§ WORK TO COMPLETE:
Word for word, copy all the data and drop the pictures.

§ SUPPLIED MATERIAL:
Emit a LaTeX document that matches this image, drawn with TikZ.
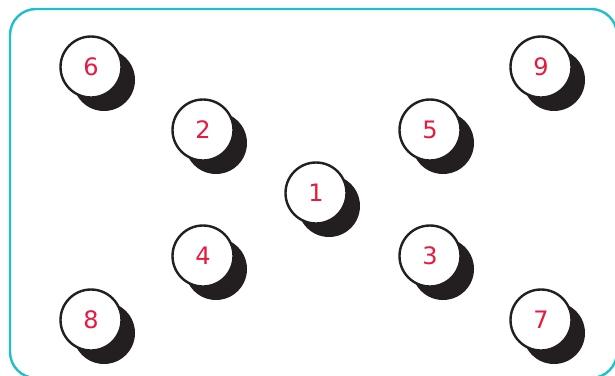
\documentclass[tikz,border=0pt]{standalone}
\usepackage{fontspec}
\setmainfont{DejaVu Sans}
\definecolor{frame}{HTML}{1FBECC}
\definecolor{numred}{HTML}{E8193F}
\definecolor{shade}{HTML}{231F20}
\begin{document}
\begin{tikzpicture}[x=1pt,y=-1pt,
  ball/.style={circle,draw=shade,line width=2.4pt,fill=white,minimum size=61pt,inner sep=0pt,
    text=numred,font=\fontsize{24}{24}\selectfont},
  shadowdisc/.style={circle,fill=shade,minimum size=62pt,inner sep=0pt}]
\useasboundingbox (0,0) rectangle (615,375);
\begin{scope}
\clip (0,0) rectangle (615,375);
\draw[frame,line width=2.4pt,rounded corners=26pt] (10,9) rectangle (617,378);
\end{scope}
\foreach \n/\x/\y in {6/91/67, 2/203/130, 5/430/130, 9/541/67, 1/316/193, 4/203/256, 3/430/256, 8/91/320, 7/541/320}{
  \node[shadowdisc] (s\n) at (\x+13,\y+13) {};
  \node[ball] (b\n) at (\x,\y) {\n};
}
\end{tikzpicture}
\end{document}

§ TASK RESULT:
Emit a LaTeX document that matches this image, drawn with TikZ.
\documentclass[tikz,border=0pt]{standalone}
\usepackage{fontspec}
\setmainfont{DejaVu Sans}
\definecolor{frame}{HTML}{1FBECC}
\definecolor{numred}{HTML}{E8193F}
\definecolor{shade}{HTML}{231F20}
\begin{document}
\begin{tikzpicture}[x=1pt,y=-1pt,
  ball/.style={circle,draw=shade,line width=2.4pt,fill=white,minimum size=61pt,inner sep=0pt,
    text=numred,font=\fontsize{24}{24}\selectfont},
  shadowdisc/.style={circle,fill=shade,minimum size=62pt,inner sep=0pt}]
\useasboundingbox (0,0) rectangle (615,375);
\begin{scope}
\clip (0,0) rectangle (615,375);
\draw[frame,line width=2.4pt,rounded corners=26pt] (10,9) rectangle (617,378);
\end{scope}
\foreach \n/\x/\y in {6/91/67, 2/203/130, 5/430/130, 9/541/67, 1/316/193, 4/203/256, 3/430/256, 8/91/320, 7/541/320}{
  \node[shadowdisc] (s\n) at (\x+13,\y+13) {};
  \node[ball] (b\n) at (\x,\y) {\n};
}
\end{tikzpicture}
\end{document}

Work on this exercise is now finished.